Observing failures in caller code

The framework gives you two surfaces for noticing failures without subscribing a @behavior to behavior.failed:

1. The WARNING log line. Every behavior.failed emission produces one log line at WARNING level on the activegraph.runtime logger:

WARNING activegraph.runtime: behavior failed: my_behavior (reason=llm.network_error)

The structured log record carries behavior, event_id, reason, error_type, error_message, and a doc_url pointing at the reason's documentation page. Operators tail logs and click through to the doc-page from the URL.

Opt out via the standard Python logging API:

import logging
logging.getLogger("activegraph.runtime").setLevel(logging.ERROR)

2. The Runtime.errors property. After a run, inspect failures programmatically without parsing event payloads:

rt.run_goal("...")
for err in rt.errors:
    if err.reason == "llm.network_error":
        retry_with_backoff(err.event_id)

Each err is a BehaviorFailure named tuple with five fields plus the behavior.failed event id:

Field Meaning
behavior the failing behavior's name
event_id the triggering event's id
reason the v0.6 #11 reason code (None for raw exceptions)
exception_type the Python exception class name
message the exception's str(...)
failed_event_id the behavior.failed event's id

The property reads from the graph's event log on each access — the events are the source of truth and the property is a structured projection. No caching, no listeners, no new runtime state.

The two surfaces use different field names for the same values: the WARNING log line uses the v0.8 #6 structured-logging schema keys (error_type / error_message), while BehaviorFailure uses Python-conventional attribute names (exception_type / message). The values are identical — only the names differ.
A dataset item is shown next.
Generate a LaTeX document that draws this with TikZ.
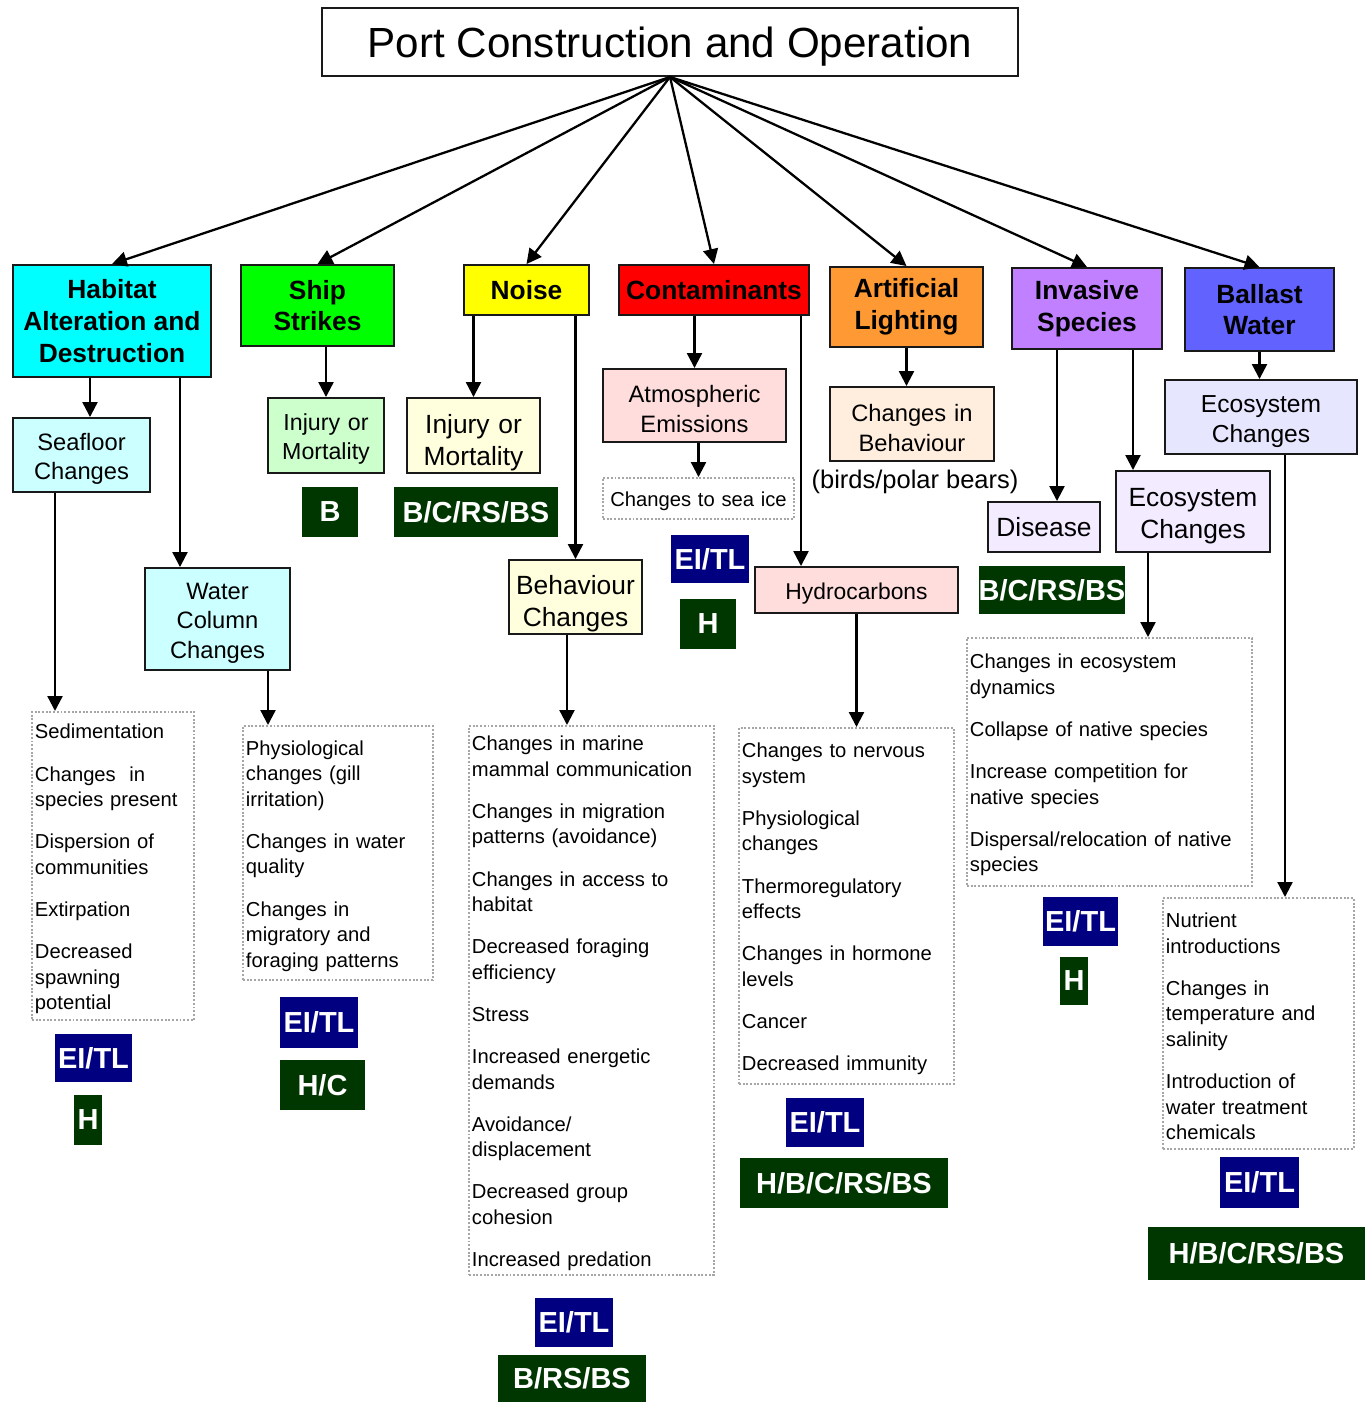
\documentclass[tikz,border=0pt]{standalone}
\usepackage{fontspec}
\setmainfont{Liberation Sans}
\usetikzlibrary{arrows.meta}
\usepackage{xcolor}

\definecolor{habcol}{RGB}{0,255,255}
\definecolor{shipcol}{RGB}{0,255,0}
\definecolor{noisecol}{RGB}{255,255,0}
\definecolor{contcol}{RGB}{255,0,0}
\definecolor{lightcol}{RGB}{255,153,51}
\definecolor{invcol}{RGB}{192,128,255}
\definecolor{ballcol}{RGB}{98,98,255}
\definecolor{habsub}{RGB}{204,255,255}
\definecolor{shipsub}{RGB}{204,255,204}
\definecolor{noisesub}{RGB}{255,255,221}
\definecolor{contsub}{RGB}{255,221,221}
\definecolor{lightsub}{RGB}{255,238,221}
\definecolor{invsub}{RGB}{243,235,255}
\definecolor{ballsub}{RGB}{230,230,255}
\definecolor{tlblue}{RGB}{0,0,128}
\definecolor{recgreen}{RGB}{0,54,0}

\newcommand{\itemgap}{\\[9.5pt]}

\tikzset{
  cat/.style={draw=black!90, line width=1.1pt, align=center, inner sep=0pt,
    font=\bfseries\fontsize{15}{18}\selectfont},
  pbox/.style={draw=black!90, line width=1.1pt, align=center, inner sep=0pt,
    font=\fontsize{13.5}{17}\selectfont},
  sub/.style={pbox, execute at begin node=\rule{0pt}{1.05em}},
  subbig/.style={pbox, font=\fontsize{15}{18}\selectfont, execute at begin node=\rule{0pt}{1.25em}},
  effects/.style={draw=gray!70, densely dotted, line width=1.1pt, anchor=north west,
    align=left, inner xsep=0.06cm, inner ysep=0pt,
    font=\fontsize{11.5}{14.5}\selectfont, execute at begin node=\rule{0pt}{11.8pt}},
  badge/.style={text=white, inner sep=0pt, font=\bfseries\fontsize{16.5}{19}\selectfont},
  arr/.style={line width=1.3pt, -{Triangle[length=8.5pt,width=8.5pt]}},
  sz/.style 2 args={minimum width=#1*0.02cm, minimum height=#2*0.02cm},
  tsz/.style 2 args={sz={#1}{#2}, text width=#1*0.02cm},
}

\begin{document}
\begin{tikzpicture}[x=0.02cm, y=-0.02cm]
  \useasboundingbox (0,0) rectangle (1369,1403);

  % title
  \node[draw=black!90, line width=1.1pt, sz={696}{68}, font=\fontsize{24}{28}\selectfont,
    execute at begin node=\rule{0pt}{0.92em}]
    (title) at (670,42) {Port Construction and Operation};

  % stressors
  \node[cat, fill=habcol, sz={198}{112}] (hab) at (112,321) {Habitat\\Alteration and\\Destruction};
  \node[cat, fill=shipcol, sz={153}{81}] (ship) at (317.5,305.5) {Ship\\Strikes};
  \node[cat, fill=noisecol, sz={125}{50}] (noise) at (526.5,290) {Noise};
  \node[cat, fill=contcol, sz={190}{50}] (cont) at (714,290) {Contaminants};
  \node[cat, fill=lightcol, sz={153}{80}] (light) at (906.5,307) {Artificial\\Lighting};
  \node[cat, fill=invcol, sz={150}{81}] (inv) at (1087,308.5) {Invasive\\Species};
  \node[cat, fill=ballcol, sz={149}{83}] (ball) at (1259.5,309.5) {Ballast\\Water};

  \foreach \s in {hab, ship, noise, cont, light, inv, ball}
    \draw[arr] (title.south) -- (\s.north);

  % pathways
  \node[sub, fill=habsub, tsz={137}{74}] (sea) at (81.5,455) {Seafloor\\Changes};
  \node[sub, fill=habsub, tsz={145}{102}] (wcol) at (217.5,619) {Water\\Column\\Changes};
  \node[sub, fill=shipsub, tsz={116}{75}, font=\fontsize{13.2}{16.5}\selectfont] (injS) at (326,435.5) {Injury or\\Mortality};
  \node[subbig, fill=noisesub, tsz={133}{75}] (injN) at (473.5,435.5) {Injury or\\Mortality};
  \node[subbig, fill=noisesub, tsz={133}{74}] (beh) at (575.5,597) {Behaviour\\Changes};
  \node[sub, fill=contsub, tsz={183}{73}] (atm) at (694.5,405.5) {Atmospheric\\Emissions};
  \node[effects, anchor=center, align=center, inner xsep=0pt, tsz={191}{41}] (ice) at (698.5,498.5) {Changes to sea ice};
  \node[sub, fill=contsub, tsz={203}{46}, font=\fontsize{13}{16}\selectfont] (hyd) at (856.5,590) {Hydrocarbons};
  \node[sub, fill=lightsub, tsz={164}{74}] (cbeh) at (912,424) {Changes in\\Behaviour};
  \node[font=\fontsize{14.5}{17}\selectfont] (birds) at (915,482) {(birds/polar bears)};
  \node[pbox, fill=invsub, sz={112}{50}, font=\fontsize{15}{18}\selectfont] (dis) at (1044,527) {Disease};
  \node[sub, fill=invsub, tsz={154}{81}, font=\fontsize{15}{18}\selectfont] (ecoI) at (1193,511.5) {Ecosystem\\Changes};
  \node[sub, fill=ballsub, tsz={192}{74}, font=\fontsize{14}{17}\selectfont] (ecoB) at (1261,417) {Ecosystem\\Changes};

  \draw[arr] (hab.south -| 90,0) -- (sea.north -| 90,0);
  \draw[arr] (hab.south -| 180,0) -- (wcol.north -| 180,0);
  \draw[arr] (ship.south -| injS.north) -- (injS.north);
  \draw[arr] (noise.south -| injN.north) -- (injN.north);
  \draw[arr] (noise.south -| beh.north) -- (beh.north);
  \draw[arr] (cont.south -| atm.north) -- (atm.north);
  \draw[arr] (atm.south -| ice.north) -- (ice.north);
  \draw[arr] (cont.south -| 801,0) -- (hyd.north -| 801,0);
  \draw[arr] (light.south) -- (light.south |- cbeh.north);
  \draw[arr] (inv.south -| 1057,0) -- (dis.north -| 1057,0);
  \draw[arr] (inv.south -| 1133,0) -- (ecoI.north -| 1133,0);
  \draw[arr] (ball.south) -- (ball.south |- ecoB.north);

  % effects
  \node[effects, text width=3.12cm, minimum height=6.16cm] (seaL) at (31,711)
    {Sedimentation\itemgap
     Changes\ \ in\\species present\itemgap
     Dispersion of\\communities\itemgap
     Extirpation\itemgap
     Decreased\\spawning\\potential};
  \node[effects, text width=3.68cm, minimum height=5.08cm] (wcolL) at (242,725)
    {Physiological\\changes (gill\\irritation)\itemgap
     Changes in water\\quality\itemgap
     Changes in\\migratory and\\foraging patterns};
  \node[effects, text width=4.78cm, minimum height=10.98cm] (behL) at (468,725)
    {Changes in marine\\mammal communication\itemgap
     Changes in migration\\patterns (avoidance)\itemgap
     Changes in access to\\habitat\itemgap
     Decreased foraging\\efficiency\itemgap
     Stress\itemgap
     Increased energetic\\demands\itemgap
     Avoidance/\\displacement\itemgap
     Decreased group\\cohesion\itemgap
     Increased predation};
  \node[effects, text width=4.18cm, minimum height=7.12cm] (hydL) at (738,727)
    {Changes to nervous\\system\itemgap
     Physiological\\changes\itemgap
     Thermoregulatory\\effects\itemgap
     Changes in hormone\\levels\itemgap
     Cancer\itemgap
     Decreased immunity};
  \node[effects, text width=5.58cm, minimum height=4.96cm] (invL) at (966,637)
    {Changes in ecosystem\\dynamics\itemgap
     Collapse of native species\itemgap
     Increase competition for\\native species\itemgap
     Dispersal/relocation of native\\species};
  \node[effects, text width=3.70cm, minimum height=5.02cm] (ballL) at (1162,897)
    {Nutrient\\introductions\itemgap
     Changes in\\temperature and\\salinity\itemgap
     Introduction of\\water treatment\\chemicals};

  \draw[arr] (sea.south -| 55,0) -- (seaL.north -| 55,0);
  \draw[arr] (wcol.south -| 268,0) -- (wcolL.north -| 268,0);
  \draw[arr] (beh.south -| 567,0) -- (behL.north -| 567,0);
  \draw[arr] (hyd.south) -- (hyd.south |- hydL.north);
  \draw[arr] (ecoI.south -| 1148,0) -- (invL.north -| 1148,0);
  \draw[arr] (ecoB.south -| 1285,0) -- (ballL.north -| 1285,0);

  % ratings
  \node[badge, fill=recgreen, sz={56}{50}] (shipR) at (330,512) {B};
  \node[badge, fill=recgreen, sz={164}{50}] (noiseR) at (476,512) {B/C/RS/BS};
  \node[badge, fill=tlblue, sz={78}{48}] (iceT) at (710,559) {EI/TL};
  \node[badge, fill=recgreen, sz={56}{50}] (iceR) at (708,624) {H};
  \node[badge, fill=recgreen, sz={146}{48}] (disR) at (1052,590) {B/C/RS/BS};
  \node[badge, fill=tlblue, sz={77}{48}] (seaT) at (93.5,1058) {EI/TL};
  \node[badge, fill=recgreen, sz={28}{50}] (seaR) at (88,1120) {H};
  \node[badge, fill=tlblue, sz={78}{51}] (wcolT) at (319,1022.5) {EI/TL};
  \node[badge, fill=recgreen, sz={85}{50}] (wcolR) at (322.5,1085) {H/C};
  \node[badge, fill=tlblue, sz={78}{49}] (behT) at (574,1322.5) {EI/TL};
  \node[badge, fill=recgreen, sz={148}{47}] (behR) at (572,1378.5) {B/RS/BS};
  \node[badge, fill=tlblue, sz={78}{49}] (hydT) at (825,1122.5) {EI/TL};
  \node[badge, fill=recgreen, sz={208}{50}] (hydR) at (844,1183) {H/B/C/RS/BS};
  \node[badge, fill=tlblue, sz={75}{49}] (invT) at (1080.5,921.5) {EI/TL};
  \node[badge, fill=recgreen, sz={28}{48}] (invR) at (1074,981) {H};
  \node[badge, fill=tlblue, sz={79}{51}] (ballT) at (1259.5,1182.5) {EI/TL};
  \node[badge, fill=recgreen, sz={217}{53}] (ballR) at (1256.5,1253.5) {H/B/C/RS/BS};
\end{tikzpicture}
\end{document}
The two surfaces are additive and don't change the failure model: events stay the durable record, behaviors that fail still don't raise out of run_goal(), and existing code subscribing to behavior.failed keeps working unchanged.

Dispatch-Time Routing

Most failures that happen while a behavior is executing become behavior.failed. That includes regular behavior body exceptions, LLM carrier errors (LLMBehaviorError), tool carrier errors (ToolError / UnknownToolError), and budget checks that stop a behavior before it can safely continue.
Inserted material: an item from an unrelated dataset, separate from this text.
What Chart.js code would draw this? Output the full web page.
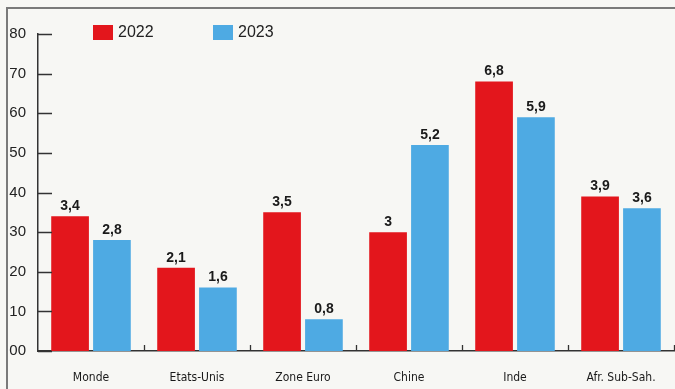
<!DOCTYPE html>
<html>
<head>
<meta charset="utf-8">
<script src="https://cdn.jsdelivr.net/npm/chart.js@4/dist/chart.umd.min.js"></script>
<style>
  html, body { margin: 0; padding: 0; background: #f7f7f4; }
  #wrap { position: relative; width: 675px; height: 389px; overflow: hidden; }
  #frame { position: absolute; left: 6px; top: 7px; width: 700px; height: 400px;
           border-left: 2px solid #7a7a7a; border-top: 2px solid #7a7a7a; }
  canvas { position: absolute; left: 0; top: 0; }
  .lg { position: absolute; top: 23px; font-family: "Liberation Sans", Arial, sans-serif;
        font-size: 16px; color: #222; display: flex; align-items: center; }
  .lg span.box { display: inline-block; width: 20px; height: 15px; margin-right: 5px; }
</style>
</head>
<body>
<div id="wrap">
  <div id="frame"></div>
  <canvas id="c" width="675" height="389"></canvas>
  <div id="legend"></div>
</div>
<script>
const categories = ["Monde", "Etats-Unis", "Zone Euro", "Chine", "Inde", "Afr. Sub-Sah."];
const seriesNames = ["2022", "2023"];
const values2022 = [3.4, 2.1, 3.5, 3.0, 6.8, 3.9];
const values2023 = [2.8, 1.6, 0.8, 5.2, 5.9, 3.6];
const yTickLabels = ["00", "10", "20", "30", "40", "50", "60", "70", "80"];
const colors = ["#e3161c", "#4eaae3"];

// HTML legend
const legendX = [93, 213];
const lg = document.getElementById('legend');
seriesNames.forEach((n, i) => {
  const d = document.createElement('div');
  d.className = 'lg';
  d.style.left = legendX[i] + 'px';
  d.innerHTML = '<span class="box" style="background:' + colors[i] + '"></span>' + n;
  lg.appendChild(d);
});

const fmt = v => String(v).replace('.', ',');

const inwardTicks = {
  id: 'inwardTicks',
  afterDatasetsDraw(chart) {
    const ctx = chart.ctx;
    const y = chart.scales.y, x = chart.scales.x;
    ctx.save();
    ctx.strokeStyle = '#333';
    ctx.lineWidth = 1.3;
    ctx.beginPath();
    for (let i = 0; i < yTickLabels.length; i++) {
      const py = Math.round(y.getPixelForValue(i)) + 0.5;
      ctx.moveTo(x.left, py);
      ctx.lineTo(x.left + 14, py);
    }
    for (let i = 1; i <= categories.length; i++) {
      const px = Math.round(x.getPixelForValue(i - 0.5)) + 0.5;
      ctx.moveTo(px, x.top);
      ctx.lineTo(px, x.top - 6);
    }
    ctx.stroke();
    // value labels
    ctx.fillStyle = '#1a1a1a';
    ctx.font = 'bold 14px "Liberation Sans", Arial, sans-serif';
    ctx.textAlign = 'center';
    ctx.textBaseline = 'bottom';
    chart.data.datasets.forEach((ds, di) => {
      chart.getDatasetMeta(di).data.forEach((bar, i) => {
        ctx.fillText(fmt(ds.data[i]), bar.x, bar.y - 3);
      });
    });
    ctx.restore();
  }
};

new Chart(document.getElementById('c'), {
  type: 'bar',
  data: {
    labels: categories,
    datasets: [
      { label: seriesNames[0], data: values2022, backgroundColor: colors[0] },
      { label: seriesNames[1], data: values2023, backgroundColor: colors[1] }
    ]
  },
  options: {
    responsive: false,
    animation: false,
    devicePixelRatio: 1,
    layout: { padding: { top: 34, right: 1, left: 0, bottom: 0 } },
    datasets: { bar: { categoryPercentage: 0.79, barPercentage: 0.9 } },
    plugins: { legend: { display: false }, tooltip: { enabled: false } },
    scales: {
      x: {
        grid: { display: false, drawTicks: false },
        border: { display: true, color: '#333', width: 1.5 },
        ticks: { color: '#1a1a1a', padding: 20, maxRotation: 0, autoSkip: false,
                 font: { family: '"DejaVu Sans Condensed", "Liberation Sans Narrow", sans-serif', size: 12 } },
        afterFit(s) { s.height = 38; s.paddingLeft = 0; s.paddingRight = 0; }
      },
      y: {
        min: 0, max: 8,
        grid: { display: false, drawTicks: false },
        border: { display: true, color: '#333', width: 1.5 },
        ticks: { stepSize: 1, color: '#222', padding: 12,
                 font: { family: '"Liberation Sans", Arial, sans-serif', size: 15 },
                 callback: (v, i) => yTickLabels[i] },
        afterFit(s) { s.width = 38; }
      }
    }
  },
  plugins: [inwardTicks]
});
</script>
</body>
</html>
Two dispatch-adjacent failures intentionally escape as exceptions:

  • ReplayDivergenceError during strict replay. Strict replay is a caller-requested verification mode; a mismatch means the recorded run and the live code no longer agree. Emitting behavior.failed would hide the verifier's answer inside the log it is checking, so the runtime raises to the caller instead.
  • Pattern contract failures before behavior invocation. Unsupported pattern syntax is rejected at registration time. If a pattern evaluator hits an unsupported shape while matching, no behavior body has started and no behavior-owned recovery path exists; the runtime raises the pattern error rather than inventing a behavior.failed event for work that never began.
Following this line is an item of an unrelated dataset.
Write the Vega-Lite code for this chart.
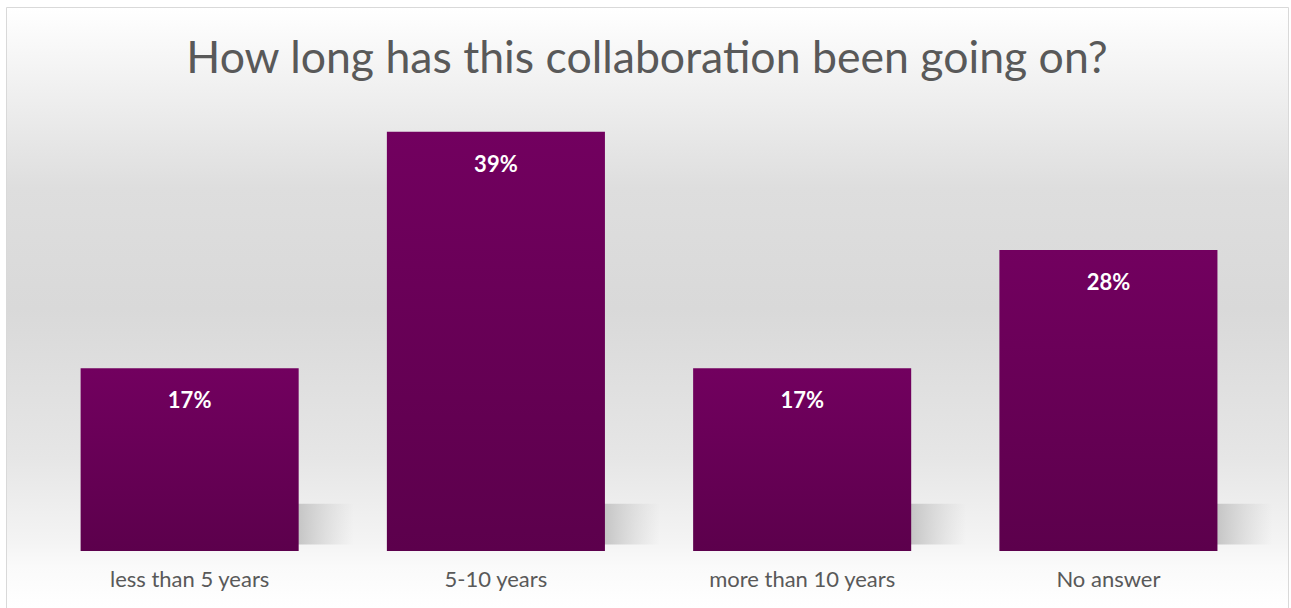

The boundary is: once the runtime has entered a behavior body or an LLM/tool sub-step owned by that behavior, recoverable failures are events. Verification and contract-validation failures at runtime entry points remain exceptions.

"When in doubt, an event"

If you're writing a behavior and you're about to raise an exception because something downstream "should never happen," ask:

  • Can the caller reasonably catch and act on this?
  • Is the failure attributable to a specific event in the log?

If the answer to the first is "no" and the answer to the second is "yes," emit an event instead. The audit trail is the durable record; exceptions are just the runtime's way of refusing the current call.

This rule is what kept BehaviorFailedError and BudgetExhaustedError out of the framework's exception hierarchy. Both were considered during the v1.0 error-rewrite series and rejected because their information already lives in events. Adding them as exceptions would have surfaced two parallel failure surfaces — one in the trace, one in caller code — and the divergence is exactly the kind of subtle inconsistency that makes a framework feel unreliable six months in.